Nomography discussion

[Glen]

I've been playing with the Diliberto-Straus algorithm, using the Chebyshev metric to fit a model of the form

z = f(x) + g(y)

It's a very simple algorithm (it took a few minutes to implement) and I've been looking at ways to improve it.

Anyway von Golitschek (1984) extended the algorithm to the case z = H[ u(y).f(x) + v(x).g(y) ] for specified u and v.

e.g. see http://books.google.com/books?id=jceNPtrJN8kC&pg=PA76&lpg=PA76&dq=golitschek+nomographic|nomographical&source=bl&ots=H1hlK9CVCJ&sig=NMb1HU4792EsntxUjcIK6Eh_FLc#v=onepage&q=golitschek%20nomographic|nomographical

(every google books reference that I can find that discusses it, cuts out the page that the discussion occurs on )

Unfortunately, I don't seem to be able to get hold of the original book here,
(M. von Golitschek, "Shortest path algorithms for the approximation by nomographic functions,"
in Anniversary Volume on Approximation Theory and Functional Analysis, P. L. Butzer, R. L. Stens, and B. Sz. -Nagy, eds.,
Birkhauser Verlag, Basel, Switzerland, ISNM 65, 1984, pp. 281-301. )

nor can I find any papers which discuss it properly (I found an online pdf book by Cheney which actually started to discuss it, but when it came to
details, he basically simplified the situation back to the Diliberto-Straus case ... and essentially got the DS algorithm. Gee, thanks, I can find that
anywhere)

(Most of the approximation-theory books in the university library here seem to predate 1984, but I've just managed to identify a couple of more recent ones in the catalog, so there's some hope one of them will have something.)

So anyway, if any of you guys are able to take a look and tell me what the algorithm consists of, that would be useful. I assume there's a back-projection
step to estimate H-inverse (i.e. the transform of z), which is the obvious thing to do, but I'm not exactly sure of how Golitschek deals with the u and v functions - I assume its NOT something as basic as just dividing through (because there are problems with that).

Any pointers or ideas?

[RonDoerfler]

Hi Glen,

The 1984 book, "Anniversary Volume on Approximation Theory and Functional Analysis" is available in a few university libraries around here (i.e., Chicago). If no one else has provided the article to you by this weekend, I can stop by one of those libraries on Saturday, copy the von Golitschek lecture, and send you a scan of it. If you discover any papers or other books that discuss this topic, just let me know and I'll look those up too.

Ron

[Glen]

I wouldn't wish you to make a special trip on my account, though next time you happen to be around the right area(s), it would be great if you could take a look.
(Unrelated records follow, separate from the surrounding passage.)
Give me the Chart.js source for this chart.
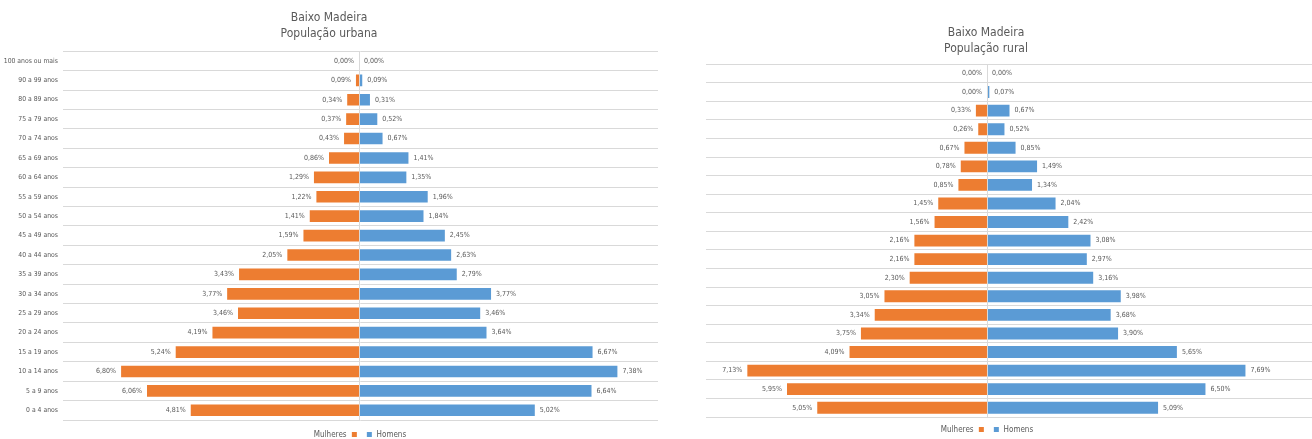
<!DOCTYPE html>
<html>
<head>
<meta charset="utf-8">
<script src="https://cdn.jsdelivr.net/npm/chart.js@4"></script>
<style>
  body { margin: 0; background: #fff; width: 1312px; height: 439px; overflow: hidden; position: relative; font-family: "Liberation Sans Narrow", "DejaVu Sans Condensed", sans-serif; }
  .box { position: absolute; top: 0; }
  .legend { position: absolute; font-size: 8px; color: #595959; white-space: nowrap; transform: translateX(-50%); }
  .legend i { display: inline-block; width: 5px; height: 5px; margin: 0 5px; vertical-align: middle; }
</style>
</head>
<body>
<div class="box" style="left:0;width:660px;height:439px"><canvas id="chart-urbana"></canvas></div>
<div class="box" style="left:660px;width:652px;height:439px"><canvas id="chart-rural"></canvas></div>
<div class="legend" style="left:360px;top:430px">Mulheres<i style="background:#ED7D31"></i><i style="background:#5B9BD5"></i>Homens</div>
<div class="legend" style="left:987px;top:425px">Mulheres<i style="background:#ED7D31"></i><i style="background:#5B9BD5"></i>Homens</div>
<script>
// faixas etárias, de cima para baixo
const faixas = ['100 anos ou mais', '90 a 99 anos', '80 a 89 anos', '75 a 79 anos', '70 a 74 anos',
    '65 a 69 anos', '60 a 64 anos', '55 a 59 anos', '50 a 54 anos', '45 a 49 anos', '40 a 44 anos',
    '35 a 39 anos', '30 a 34 anos', '25 a 29 anos', '20 a 24 anos', '15 a 19 anos', '10 a 14 anos',
    '5 a 9 anos', '0 a 4 anos'];

// População urbana (%)
const urbanaMulheres = [0.00, 0.09, 0.34, 0.37, 0.43, 0.86, 1.29, 1.22, 1.41, 1.59, 2.05, 3.43, 3.77, 3.46, 4.19, 5.24, 6.80, 6.06, 4.81];
const urbanaHomens = [0.00, 0.09, 0.31, 0.52, 0.67, 1.41, 1.35, 1.96, 1.84, 2.45, 2.63, 2.79, 3.77, 3.46, 3.64, 6.67, 7.38, 6.64, 5.02];

// População rural (%)
const ruralMulheres = [0.00, 0.00, 0.33, 0.26, 0.67, 0.78, 0.85, 1.45, 1.56, 2.16, 2.16, 2.30, 3.05, 3.34, 3.75, 4.09, 7.13, 5.95, 5.05];
const ruralHomens = [0.00, 0.07, 0.67, 0.52, 0.85, 1.49, 1.34, 2.04, 2.42, 3.08, 2.97, 3.16, 3.98, 3.68, 3.90, 5.65, 7.69, 6.50, 5.09];

const FONT = '"Liberation Sans Narrow", "DejaVu Sans Condensed", sans-serif';
const GRAY = '#595959';
const GRID = '#d9d9d9';

function fmt(v) {
    return Math.abs(v).toFixed(2).replace('.', ',') + '%';
}

// rótulos de valor + eixo central
const rotulos = {
    id: 'rotulos',
    afterDatasetsDraw(chart) {
        const ctx = chart.ctx;
        const area = chart.chartArea;
        const x0 = chart.scales.x.getPixelForValue(0);
        ctx.save();
        ctx.strokeStyle = GRID;
        ctx.lineWidth = 1;
        ctx.beginPath();
        ctx.moveTo(Math.round(x0) + 0.5, area.top);
        ctx.lineTo(Math.round(x0) + 0.5, area.bottom);
        ctx.stroke();
        ctx.font = '7px ' + FONT;
        ctx.fillStyle = GRAY;
        ctx.textBaseline = 'middle';
        chart.data.datasets.forEach((ds, i) => {
            const meta = chart.getDatasetMeta(i);
            meta.data.forEach((el, j) => {
                const v = ds.data[j];
                if (i === 0) {
                    ctx.textAlign = 'right';
                    ctx.fillText(fmt(v), Math.min(el.x, x0) - 5, el.y);
                } else {
                    ctx.textAlign = 'left';
                    ctx.fillText(fmt(v), Math.max(el.x, x0) + 5, el.y);
                }
            });
        });
        ctx.restore();
    }
};

function piramide(id, titulo, mulheres, homens, opt) {
    const ctx = document.getElementById(id).getContext('2d');
    return new Chart(ctx, {
        type: 'bar',
        data: {
            labels: faixas,
            datasets: [
                { label: 'Mulheres', data: mulheres.map(v => -v), backgroundColor: '#ED7D31', barPercentage: opt.bar, categoryPercentage: 1 },
                { label: 'Homens', data: homens, backgroundColor: '#5B9BD5', barPercentage: opt.bar, categoryPercentage: 1 }
            ]
        },
        options: {
            indexAxis: 'y',
            responsive: true,
            maintainAspectRatio: false,
            animation: false,
            layout: { padding: { top: opt.top, bottom: opt.bottom, left: 0, right: opt.right } },
            plugins: {
                legend: { display: false },
                tooltip: { enabled: false },
                title: {
                    display: true,
                    text: ['Baixo Madeira', titulo],
                    color: GRAY,
                    font: { family: FONT, size: 12, weight: 'normal', lineHeight: 1.3 },
                    padding: { top: 0, bottom: opt.titleGap }
                }
            },
            scales: {
                x: {
                    display: false,
                    stacked: true,
                    min: opt.min,
                    max: opt.max
                },
                y: {
                    stacked: true,
                    border: { display: false },
                    grid: { color: GRID, drawTicks: false },
                    ticks: {
                        display: opt.ticks,
                        color: GRAY,
                        padding: 5,
                        font: { family: FONT, size: 6.8 }
                    },
                    afterFit(scale) { scale.width = opt.yWidth; }
                }
            }
        },
        plugins: [rotulos]
    });
}

piramide('chart-urbana', 'População urbana', urbanaMulheres, urbanaHomens,
    { top: 10, bottom: 19, right: 2, titleGap: 10, min: -8.46, max: 8.54, bar: 0.6, ticks: true, yWidth: 63 });
piramide('chart-rural', 'População rural', ruralMulheres, ruralHomens,
    { top: 25, bottom: 22, right: 0, titleGap: 8, min: -8.36, max: 9.67, bar: 0.64, ticks: false, yWidth: 46 });
</script>
</body>
</html>
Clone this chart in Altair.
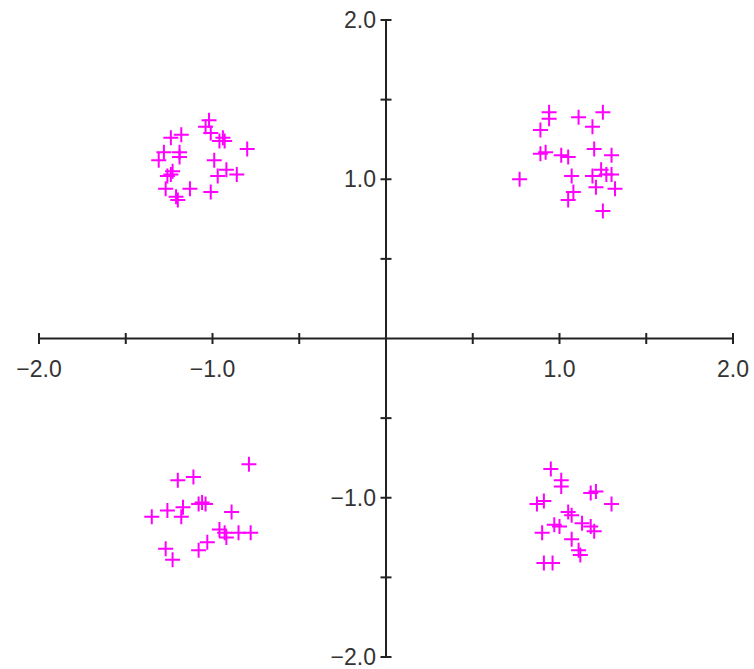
import altair as alt
import pandas as pd

# Cluster points (x, y)
ul_x = [-1.02, -1.04, -1.01, -0.94, -0.93, -0.96, -0.80, -0.99, -0.92, -0.86, -0.97, -1.01,
        -1.13, -1.21, -1.20, -1.27, -1.24, -1.23, -1.26, -1.31, -1.28, -1.24, -1.18, -1.19, -1.19]
ul_y = [1.37, 1.33, 1.29, 1.26, 1.24, 1.24, 1.19, 1.12, 1.06, 1.03, 1.02, 0.92,
        0.94, 0.89, 0.87, 0.94, 1.03, 1.05, 1.02, 1.12, 1.17, 1.26, 1.28, 1.17, 1.14]

ur_x = [0.77, 0.89, 0.94, 0.94, 1.11, 1.25, 1.19, 0.89, 0.92, 1.01, 1.05, 1.20,
        1.30, 1.07, 1.19, 1.24, 1.27, 1.30, 1.21, 1.32, 1.08, 1.05, 1.25]
ur_y = [1.00, 1.31, 1.42, 1.38, 1.39, 1.42, 1.33, 1.16, 1.17, 1.15, 1.14, 1.19,
        1.15, 1.02, 1.02, 1.06, 1.03, 1.03, 0.95, 0.94, 0.92, 0.87, 0.80]

ll_x = [-0.79, -1.11, -1.20, -1.08, -1.06, -1.04, -1.17, -1.26, -1.35, -1.18, -0.89,
        -0.96, -0.93, -0.92, -0.85, -0.78, -1.03, -1.08, -1.27, -1.23]
ll_y = [-0.79, -0.87, -0.89, -1.04, -1.03, -1.04, -1.06, -1.08, -1.12, -1.12, -1.09,
        -1.20, -1.22, -1.25, -1.22, -1.22, -1.28, -1.33, -1.32, -1.39]

lr_x = [0.95, 1.01, 1.01, 1.18, 1.21, 1.30, 0.87, 0.91, 1.05, 1.07, 0.97, 1.00,
        1.13, 1.18, 1.20, 0.90, 1.07, 1.11, 1.12, 0.91, 0.96]
lr_y = [-0.82, -0.89, -0.93, -0.97, -0.96, -1.04, -1.04, -1.02, -1.09, -1.11, -1.17, -1.18,
        -1.16, -1.18, -1.21, -1.22, -1.26, -1.33, -1.36, -1.41, -1.41]

tick_values = [-2.0, -1.5, -1.0, -0.5, 0.5, 1.0, 1.5, 2.0]
label_values = [-2.0, -1.0, 1.0, 2.0]
label_texts = ["\u22122.0", "\u22121.0", "1.0", "2.0"]

pts = pd.DataFrame({
    "x": ul_x + ur_x + ll_x + lr_x,
    "y": ul_y + ur_y + ll_y + lr_y,
})

xs = alt.Scale(domain=[-2, 2], nice=False, zero=False)
ys = alt.Scale(domain=[-2, 2], nice=False, zero=False)

axis_color = "#222222"
font = "Liberation Sans"

hline = alt.Chart(pd.DataFrame({"x": [-2.0], "x2": [2.0], "y": [0.0]})).mark_rule(
    color=axis_color, strokeWidth=2
).encode(
    x=alt.X("x:Q", scale=xs, axis=None),
    x2="x2:Q",
    y=alt.Y("y:Q", scale=ys, axis=None),
)

vline = alt.Chart(pd.DataFrame({"x": [0.0], "y": [-2.0], "y2": [2.0]})).mark_rule(
    color=axis_color, strokeWidth=2
).encode(
    x=alt.X("x:Q", scale=xs, axis=None),
    y=alt.Y("y:Q", scale=ys, axis=None),
    y2="y2:Q",
)

ticks_df = pd.DataFrame({"v": tick_values, "z": [0.0] * len(tick_values)})

xticks = alt.Chart(ticks_df).mark_tick(
    orient="vertical", size=11, thickness=2, color=axis_color, opacity=1
).encode(
    x=alt.X("v:Q", scale=xs, axis=None),
    y=alt.Y("z:Q", scale=ys, axis=None),
)

yticks = alt.Chart(ticks_df).mark_tick(
    orient="horizontal", size=11, thickness=2, color=axis_color, opacity=1
).encode(
    x=alt.X("z:Q", scale=xs, axis=None),
    y=alt.Y("v:Q", scale=ys, axis=None),
)

labels_df = pd.DataFrame({"v": label_values, "t": label_texts, "z": [0.0] * len(label_values)})

xlabels = alt.Chart(labels_df).mark_text(
    font=font, fontSize=23, color="#333333", align="center", baseline="middle", dy=31
).encode(
    x=alt.X("v:Q", scale=xs, axis=None),
    y=alt.Y("z:Q", scale=ys, axis=None),
    text="t:N",
)

ylabels = alt.Chart(labels_df).mark_text(
    font=font, fontSize=23, color="#333333", align="right", baseline="middle", dx=-10, dy=1
).encode(
    x=alt.X("z:Q", scale=xs, axis=None),
    y=alt.Y("v:Q", scale=ys, axis=None),
    text="t:N",
)

points = alt.Chart(pts).mark_point(
    shape="M-1,0L1,0M0,-1L0,1", filled=False, stroke="#ff00ff", strokeWidth=2,
    size=225, opacity=1
).encode(
    x=alt.X("x:Q", scale=xs, axis=None),
    y=alt.Y("y:Q", scale=ys, axis=None),
)

chart = alt.layer(hline, vline, xticks, yticks, xlabels, ylabels, points).properties(
    width=694, height=637,
    padding={"left": 39, "top": 20, "right": 21, "bottom": 12},
    autosize=alt.AutoSizeParams(type="none"),
    background="white",
).configure_view(stroke=None)

chart.save("out.html", embed_options={"renderer": "svg", "actions": False})
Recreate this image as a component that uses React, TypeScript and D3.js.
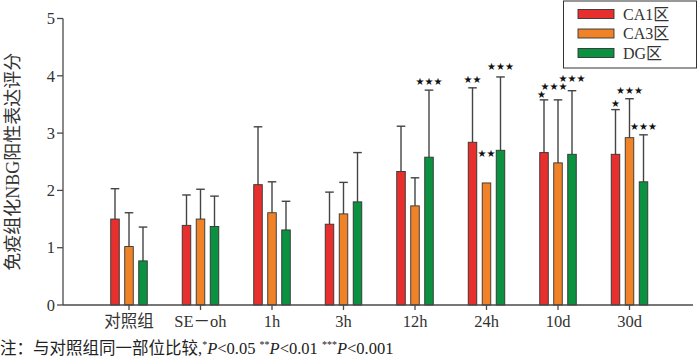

Besides the de Boor book that I linked to above
Approximation theory
By Carl De Boor, American Mathematical Society (near p77)

(where the material I'd want to see was on the next page after the link), there was another:

Multivariate approximation theory: selected topics
By Elliott Ward Cheney (near p48)

So besides the original 1984 book with the Golitschek article, either of these might have the algorithm

[RonDoerfler]

Hi Glen,

Here are the Golitschek and Cheney articles. Unfortunately, it appears that Cheney defaults back to the Diliberto-Straus case here, too.

http://www.myreckonings.com/Temp/Golitschek.doc
http://www.myreckonings.com/Temp/Cheney.pdf

If you'd still like the de Boor book excerpt, just let me know. It's in a different university library and I can get it in about a week. While I was at this library I poked around in the indexes of the other books in this field, but I didn't see any other references to Golitschek.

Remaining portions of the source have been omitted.